The HQ2 opportunity represents, at minimum, a $5 billion investment and 50,000 jobs.
“That is of a scale that has never been seen before in economic commercial history. So, what you’re willing is to do for that singular opportunity is probably disconnected — and it is, in my case, in fact — with any other policy as it relates to the weapon of tax incentives,” Murphy said. “Putting Amazon (HQ2) aside for a moment … as a general matter of tax incentives, we have been playing the old game … chasing the old economy. We are good with the old economy, we want the old economy to be with us.”
- Balancing the state and the nation
Murphy has spent a lot of time discussing national politics while in Germany. He often answers questions about the elections or President Donald Trump’s policies, and has on some occasions broached the topic on his own. If he’s on a trip to promote New Jersey, why is he talking about Trump?

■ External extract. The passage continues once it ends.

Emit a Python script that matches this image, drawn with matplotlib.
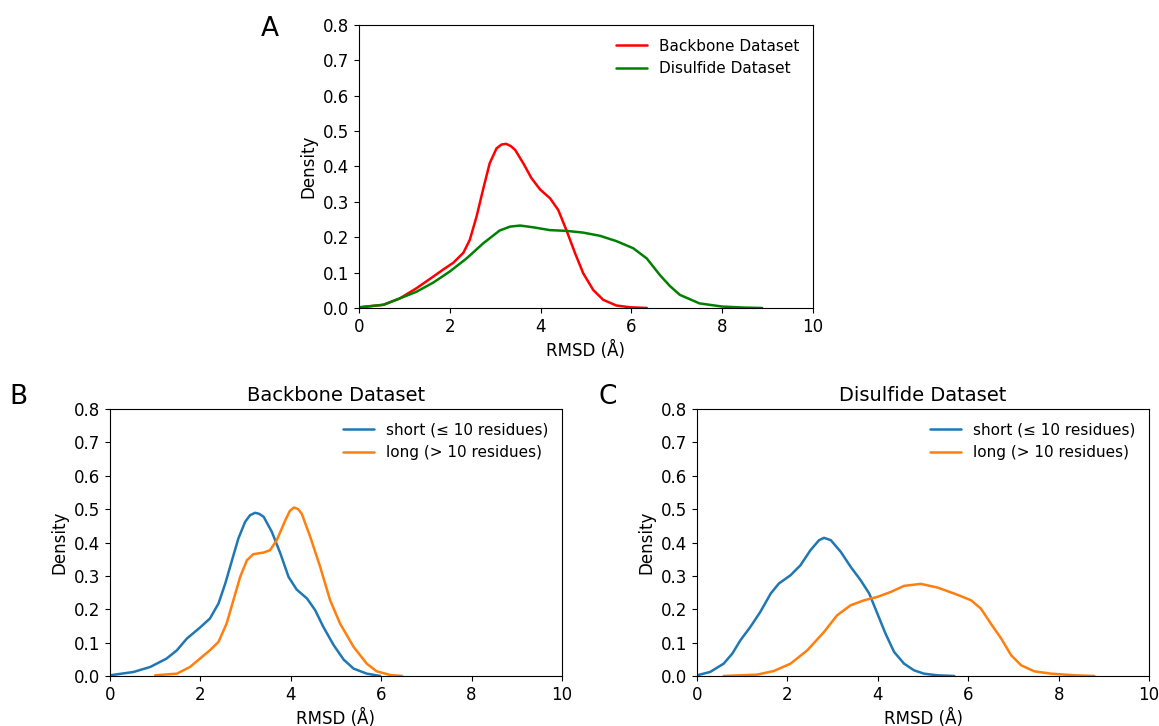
import matplotlib
matplotlib.use('Agg')
import matplotlib.pyplot as plt

# Panel A
bb_x = [0.02, 0.54, 0.90, 1.27, 1.64, 1.86, 2.08, 2.30, 2.44, 2.59, 2.74, 2.88, 3.03, 3.14, 3.24,
        3.34, 3.44, 3.62, 3.80, 3.99, 4.21, 4.39, 4.57, 4.76, 4.94, 5.16, 5.38, 5.67, 5.97, 6.34]
bb_y = [0.002, 0.009, 0.027, 0.056, 0.089, 0.109, 0.128, 0.156, 0.192, 0.258, 0.338, 0.409, 0.451,
        0.462, 0.464, 0.458, 0.447, 0.409, 0.367, 0.335, 0.310, 0.277, 0.220, 0.155, 0.098, 0.051,
        0.023, 0.007, 0.002, 0.0]
ds_x = [0.02, 0.54, 0.90, 1.27, 1.64, 2.00, 2.37, 2.74, 3.10, 3.33, 3.55, 3.84, 4.21, 4.57, 4.94,
        5.31, 5.67, 6.04, 6.34, 6.63, 6.85, 7.07, 7.50, 8.00, 8.50, 8.88]
ds_y = [0.002, 0.009, 0.027, 0.046, 0.072, 0.103, 0.140, 0.183, 0.219, 0.230, 0.233, 0.228, 0.220,
        0.218, 0.213, 0.204, 0.189, 0.169, 0.140, 0.093, 0.062, 0.037, 0.013, 0.004, 0.001, 0.0]

# Panel B - backbone dataset, short / long
b_short_x = [0.0, 0.52, 0.89, 1.25, 1.48, 1.70, 1.99, 2.21, 2.40, 2.55, 2.70, 2.84, 2.99, 3.10,
             3.21, 3.30, 3.40, 3.58, 3.77, 3.95, 4.13, 4.36, 4.54, 4.72, 4.95, 5.17, 5.39, 5.68, 5.98]
b_short_y = [0.002, 0.012, 0.027, 0.052, 0.077, 0.112, 0.145, 0.172, 0.217, 0.277, 0.347, 0.412,
             0.462, 0.482, 0.489, 0.486, 0.477, 0.432, 0.367, 0.297, 0.259, 0.232, 0.197, 0.147,
             0.092, 0.049, 0.022, 0.007, 0.0]
b_long_x = [1.00, 1.48, 1.77, 1.99, 2.21, 2.40, 2.58, 2.73, 2.88, 3.03, 3.17, 3.40, 3.54, 3.69,
            3.88, 3.98, 4.07, 4.16, 4.24, 4.43, 4.65, 4.87, 5.09, 5.39, 5.68, 5.90, 6.20, 6.46]
b_long_y = [0.002, 0.007, 0.027, 0.052, 0.077, 0.102, 0.157, 0.227, 0.297, 0.347, 0.365, 0.370,
            0.377, 0.407, 0.467, 0.495, 0.505, 0.500, 0.487, 0.417, 0.327, 0.227, 0.157, 0.087,
            0.037, 0.014, 0.003, 0.0]

# Panel C - disulfide dataset, short / long
c_short_x = [0.0, 0.29, 0.59, 0.78, 0.96, 1.18, 1.40, 1.63, 1.81, 2.07, 2.29, 2.51, 2.70, 2.81,
             2.96, 3.18, 3.40, 3.62, 3.81, 3.99, 4.17, 4.36, 4.58, 4.80, 5.02, 5.32, 5.69]
c_short_y = [0.002, 0.012, 0.037, 0.067, 0.107, 0.147, 0.192, 0.247, 0.277, 0.302, 0.332, 0.377,
             0.407, 0.414, 0.407, 0.372, 0.327, 0.287, 0.247, 0.187, 0.127, 0.072, 0.037, 0.017,
             0.007, 0.002, 0.0]
c_long_x = [0.59, 1.33, 1.70, 2.07, 2.44, 2.81, 3.10, 3.40, 3.70, 3.99, 4.29, 4.58, 4.95, 5.32,
            5.69, 6.06, 6.28, 6.50, 6.73, 6.95, 7.17, 7.46, 7.83, 8.35, 8.79]
c_long_y = [0.0, 0.004, 0.015, 0.037, 0.077, 0.132, 0.182, 0.212, 0.227, 0.237, 0.252, 0.270,
            0.276, 0.265, 0.247, 0.227, 0.202, 0.157, 0.112, 0.062, 0.032, 0.014, 0.007, 0.002, 0.0]

plt.rcParams['font.family'] = 'DejaVu Sans'
plt.rcParams['font.size'] = 12

fig = plt.figure(figsize=(11.59, 7.26), dpi=100)
axA = fig.add_axes([0.3097, 0.5758, 0.3917, 0.3898])
axB = fig.add_axes([0.0949, 0.0689, 0.39, 0.3677])
axC = fig.add_axes([0.6014, 0.0689, 0.39, 0.3677])

lw = 1.8
style = dict(lw=lw, solid_joinstyle='round', solid_capstyle='round')
axA.plot(bb_x, bb_y, color='red', label='Backbone Dataset', **style)
axA.plot(ds_x, ds_y, color='green', label='Disulfide Dataset', **style)

axB.plot(b_short_x, b_short_y, color='#1f77b4', label='short (≤ 10 residues)', **style)
axB.plot(b_long_x, b_long_y, color='#ff7f0e', label='long (> 10 residues)', **style)
axB.set_title('Backbone Dataset', fontsize=14)

axC.plot(c_short_x, c_short_y, color='#1f77b4', label='short (≤ 10 residues)', **style)
axC.plot(c_long_x, c_long_y, color='#ff7f0e', label='long (> 10 residues)', **style)
axC.set_title('Disulfide Dataset', fontsize=14)

for ax in (axA, axB, axC):
    ax.set_xlim(0, 10)
    ax.set_ylim(0, 0.8)
    ax.set_xticks([0, 2, 4, 6, 8, 10])
    ax.set_yticks([0.0, 0.1, 0.2, 0.3, 0.4, 0.5, 0.6, 0.7, 0.8])
    ax.set_xlabel('RMSD (Å)')
    ax.set_ylabel('Density')
    ax.tick_params(labelsize=12)
    ax.legend(loc='upper right', frameon=False, fontsize=11)

fig.text(0.233, 0.96, 'A', fontsize=19, ha='center', va='center')
fig.text(0.016, 0.453, 'B', fontsize=19, ha='center', va='center')
fig.text(0.524, 0.453, 'C', fontsize=19, ha='center', va='center')

plt.savefig('out.png', dpi=100)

“This is as sharp a non-U.S. audience as you’d find outside of a Canada or Mexico,” he said. “They know me, they know I was the finance chair for the party, that I raised a lot of the money that got Barack Obama elected, that I worked for him, that I’m a Democrat, that I’m a governor. I was expecting it. I was pleasantly surprised … the balance of Jersey/non-Jersey is actually better than I thought it would be.”
- What makes up the innovation economy?
What is the innovation economy Murphy keeps talking about? It’s a question many ask us at ROI-NJ. Is it STEM fields? Yes, but it’s more — it includes some traditional sectors. In Frankfurt, Joe Kelly, deputy chief of staff for economic growth in Murphy’s office, finally provided a list of sectors that fall under the governor’s focus of the innovation economy.
Drum roll, please.
- Life sciences and pharmaceutical startups;
- “High-tech,” which includes tech startups and traditional software companies, as well as cybersecurity;
- Advanced logistics;
- Advanced manufacturing;
- Clean energy;
- Financial services, which can include fintech and crossover industries, such as insurance tech; and
- Film, television and digital media.
There’s also one more. Sort of. The much-debated cannabis industry.
Cannabis, “though it doesn’t need much ‘gardening,'” represents an innovation opportunity in the context of its medical use and how that relates to the pharma and life sciences sector, Kelly said.